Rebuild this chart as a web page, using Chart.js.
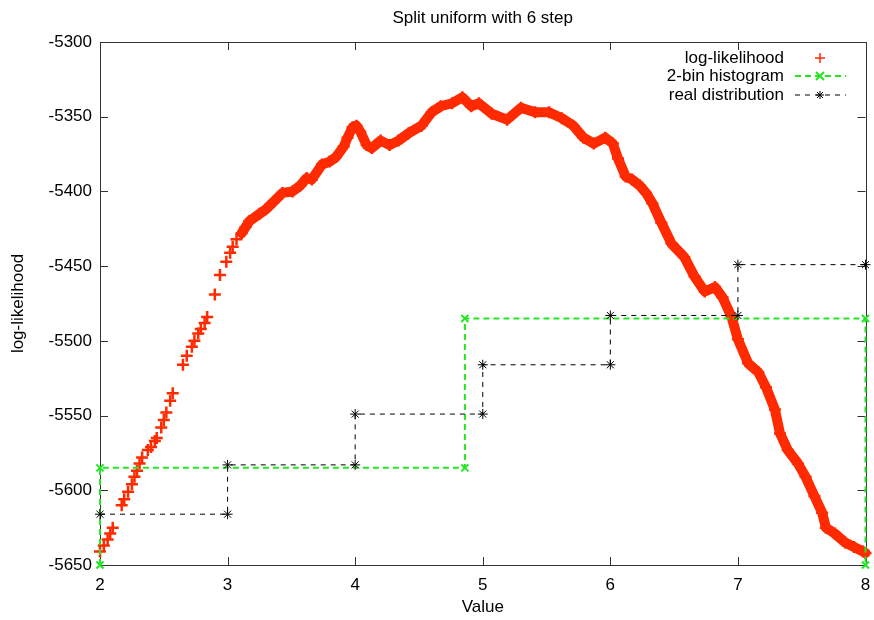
<!DOCTYPE html>
<html lang="en">
<head>
<meta charset="UTF-8">
<title>Split uniform with 6 step</title>
<script src="https://cdn.jsdelivr.net/npm/chart.js"></script>
<style>
  html, body { margin: 0; padding: 0; background: #fff; }
  #wrap { width: 874px; height: 620px; }
</style>
</head>
<body>
<div id="wrap"><canvas id="c"></canvas></div>
<script>
// ticks
const xTicks = [2, 3, 4, 5, 6, 7, 8];
const yTicks = [-5300, -5350, -5400, -5450, -5500, -5550, -5600, -5650];

// log-likelihood
const llX = [2.00, 2.03, 2.06, 2.08, 2.10, 2.17, 2.19, 2.22, 2.25, 2.27, 2.29, 2.31, 2.33, 2.375, 2.40, 2.43, 2.445,
  2.48, 2.50, 2.52, 2.55, 2.57, 2.65, 2.68, 2.72, 2.74, 2.77, 2.79, 2.82, 2.84,
  2.90, 2.94, 2.99, 3.02, 3.04, 3.07, 3.11, 3.14, 3.17, 3.25, 3.30, 3.36, 3.43, 3.51, 3.57, 3.62, 3.66, 3.74, 3.80, 3.85, 3.91,
  3.94, 3.98, 4.01, 4.04, 4.09, 4.13, 4.20, 4.27, 4.34, 4.42, 4.52, 4.60, 4.67, 4.76, 4.84, 4.91, 4.97, 5.07,
  5.19, 5.30, 5.41, 5.52, 5.62, 5.71, 5.79, 5.87, 5.96, 6.02, 6.06, 6.12, 6.17, 6.23, 6.28, 6.33, 6.40, 6.48,
  6.58, 6.66, 6.74, 6.82, 6.88, 6.95, 7.00, 7.08, 7.16, 7.22, 7.29, 7.33, 7.39, 7.47, 7.53, 7.60, 7.66, 7.69,
  7.76, 7.84, 7.91, 7.98, 8.00];
const llY = [-5641, -5637, -5633, -5629, -5625, -5610, -5606, -5601, -5596, -5591, -5587, -5582, -5578, -5573, -5571, -5567, -5565,
  -5558, -5553, -5548, -5540, -5535, -5516, -5510, -5504, -5500, -5495, -5492, -5488, -5484,
  -5469, -5456, -5447, -5441, -5437, -5432, -5428, -5424, -5420, -5415, -5412, -5407, -5401, -5400, -5396, -5391, -5392, -5382, -5380, -5377, -5370,
  -5364, -5357, -5356, -5360, -5369, -5371, -5366, -5369, -5366, -5361, -5356, -5347, -5343, -5341, -5337, -5343, -5341, -5348,
  -5352, -5344, -5347, -5347, -5351, -5356, -5364, -5368, -5364, -5368, -5378, -5390, -5392, -5396, -5401, -5408, -5421, -5435,
  -5444, -5457, -5467, -5464, -5471, -5484, -5499, -5515, -5521, -5531, -5546, -5562, -5573, -5582, -5591, -5604, -5615, -5625,
  -5629, -5635, -5638, -5641, -5642];

// 2-bin histogram
const histX = [2, 2, 4.86, 4.86, 8, 8];
const histY = [-5650, -5585, -5585, -5485, -5485, -5650];

// real distribution
const realX = [2, 3, 3, 4, 4, 5, 5, 6, 6, 7, 7, 8];
const realY = [-5616, -5616, -5583, -5583, -5549, -5549, -5516, -5516, -5483, -5483, -5449, -5449];

const RED = '#ff2a00';
const GREEN = '#22e622';

const pts = (xs, ys) => xs.map((x, i) => ({ x: x, y: ys[i] }));

Chart.defaults.font.family = "'Liberation Sans', Arial, sans-serif";
Chart.defaults.font.size = 17;
Chart.defaults.color = '#000';

// gnuplot style box with inward ticks
const frame = {
  id: 'frame',
  beforeDatasetsDraw(chart) {
    const { ctx, chartArea: a, scales: { x, y } } = chart;
    ctx.save();
    ctx.strokeStyle = '#333';
    ctx.lineWidth = 1;
    ctx.beginPath();
    xTicks.forEach(v => {
      const px = Math.round(x.getPixelForValue(v)) + 0.5;
      ctx.moveTo(px, a.bottom); ctx.lineTo(px, a.bottom - 8);
      ctx.moveTo(px, a.top); ctx.lineTo(px, a.top + 8);
    });
    yTicks.forEach(v => {
      const py = Math.round(y.getPixelForValue(v)) + 0.5;
      ctx.moveTo(a.left, py); ctx.lineTo(a.left + 8, py);
      ctx.moveTo(a.right, py); ctx.lineTo(a.right - 8, py);
    });
    ctx.stroke();
    ctx.strokeRect(Math.round(a.left) + 0.5, Math.round(a.top) + 0.5, Math.round(a.width), Math.round(a.height));
    ctx.restore();
  }
};

// legend inside the top right corner
const keyBox = {
  id: 'keyBox',
  afterDraw(chart) {
    const { ctx } = chart;
    const tx = 784, x0 = 795, x1 = 846, xm = 820;
    const rows = [
      { text: 'log-likelihood', y: 58 },
      { text: '2-bin histogram', y: 76 },
      { text: 'real distribution', y: 95 }
    ];
    ctx.save();
    ctx.font = "17px 'Liberation Sans', Arial, sans-serif";
    ctx.fillStyle = '#000';
    ctx.textAlign = 'right';
    ctx.textBaseline = 'middle';
    rows.forEach(r => ctx.fillText(r.text, tx, r.y));

    // red +
    let y0 = rows[0].y;
    ctx.strokeStyle = RED; ctx.lineWidth = 1.5;
    ctx.beginPath();
    ctx.moveTo(xm - 5, y0); ctx.lineTo(xm + 5, y0);
    ctx.moveTo(xm, y0 - 5); ctx.lineTo(xm, y0 + 5);
    ctx.stroke();

    // green dashed with x
    y0 = rows[1].y;
    ctx.strokeStyle = GREEN; ctx.lineWidth = 2; ctx.setLineDash([6, 4]);
    ctx.beginPath(); ctx.moveTo(x0, y0); ctx.lineTo(x1, y0); ctx.stroke();
    ctx.setLineDash([]);
    ctx.beginPath();
    ctx.moveTo(xm - 4, y0 - 4); ctx.lineTo(xm + 4, y0 + 4);
    ctx.moveTo(xm - 4, y0 + 4); ctx.lineTo(xm + 4, y0 - 4);
    ctx.stroke();

    // black dashed with *
    y0 = rows[2].y;
    ctx.strokeStyle = '#000'; ctx.lineWidth = 1; ctx.setLineDash([5, 5]);
    ctx.beginPath(); ctx.moveTo(x0, y0); ctx.lineTo(x1, y0); ctx.stroke();
    ctx.setLineDash([]);
    ctx.beginPath();
    ctx.moveTo(xm - 4, y0); ctx.lineTo(xm + 4, y0);
    ctx.moveTo(xm, y0 - 4); ctx.lineTo(xm, y0 + 4);
    ctx.moveTo(xm - 3, y0 - 3); ctx.lineTo(xm + 3, y0 + 3);
    ctx.moveTo(xm - 3, y0 + 3); ctx.lineTo(xm + 3, y0 - 3);
    ctx.stroke();
    ctx.restore();
  }
};

new Chart(document.getElementById('c'), {
  type: 'scatter',
  data: {
    datasets: [
      {
        label: 'log-likelihood',
        data: pts(llX, llY),
        order: 3,
        showLine: true,
        borderColor: RED,
        borderWidth: 10,
        borderJoinStyle: 'round',
        borderCapStyle: 'round',
        segment: {
          borderColor: c => c.p0.parsed.x < 3.1 ? 'rgba(0,0,0,0)' : RED
        },
        pointStyle: 'cross',
        pointRadius: 6,
        pointBorderWidth: 2.5,
        pointBorderColor: RED,
        pointBackgroundColor: RED,
        clip: false
      },
      {
        label: '2-bin histogram',
        data: pts(histX, histY),
        order: 2,
        showLine: true,
        borderColor: GREEN,
        borderWidth: 2,
        borderDash: [6, 4],
        pointStyle: 'crossRot',
        pointRadius: 5,
        pointBorderWidth: 2,
        pointBorderColor: GREEN,
        clip: false
      },
      {
        label: 'real distribution',
        data: pts(realX, realY),
        order: 1,
        showLine: true,
        borderColor: '#000',
        borderWidth: 1,
        borderDash: [5, 5],
        pointStyle: 'star',
        pointRadius: 5,
        pointBorderWidth: 1,
        pointBorderColor: '#000',
        clip: false
      }
    ]
  },
  options: {
    responsive: true,
    maintainAspectRatio: false,
    animation: false,
    layout: { padding: { left: 0, right: 4, top: 0, bottom: 0 } },
    plugins: {
      legend: { display: false },
      tooltip: { enabled: false },
      title: {
        display: true,
        text: 'Split uniform with 6 step',
        fullSize: false,
        font: { size: 17, weight: 'normal' },
        padding: { top: 8, bottom: 13.6 }
      }
    },
    scales: {
      x: {
        type: 'linear',
        min: 2,
        max: 8,
        afterFit: s => { s.height = 55; s.paddingLeft = 0; s.paddingRight = 0; },
        afterBuildTicks: s => { s.ticks = xTicks.map(v => ({ value: v })); },
        grid: { display: false, drawTicks: false },
        border: { display: false },
        ticks: { padding: 10, callback: v => String(v) },
        title: { display: true, text: 'Value', padding: { top: 2, bottom: 2 } }
      },
      y: {
        type: 'linear',
        min: -5650,
        max: -5300,
        afterFit: s => { s.width = 100; s.paddingTop = 0; s.paddingBottom = 0; },
        afterBuildTicks: s => { s.ticks = yTicks.map(v => ({ value: v })); },
        grid: { display: false, drawTicks: false },
        border: { display: false },
        ticks: { padding: 8, callback: v => String(v) },
        title: { display: true, text: 'log-likelihood', padding: { top: 8, bottom: 2 } }
      }
    }
  },
  plugins: [frame, keyBox]
});
</script>
</body>
</html>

Job: Leave out any pictures and return exactly the lines from the beginning of the data through the line with "-5550, -5600, -5650];", inclusive.

Solution for this exercise:
Rebuild this chart as a web page, using Chart.js.
<!DOCTYPE html>
<html lang="en">
<head>
<meta charset="UTF-8">
<title>Split uniform with 6 step</title>
<script src="https://cdn.jsdelivr.net/npm/chart.js"></script>
<style>
  html, body { margin: 0; padding: 0; background: #fff; }
  #wrap { width: 874px; height: 620px; }
</style>
</head>
<body>
<div id="wrap"><canvas id="c"></canvas></div>
<script>
// ticks
const xTicks = [2, 3, 4, 5, 6, 7, 8];
const yTicks = [-5300, -5350, -5400, -5450, -5500, -5550, -5600, -5650];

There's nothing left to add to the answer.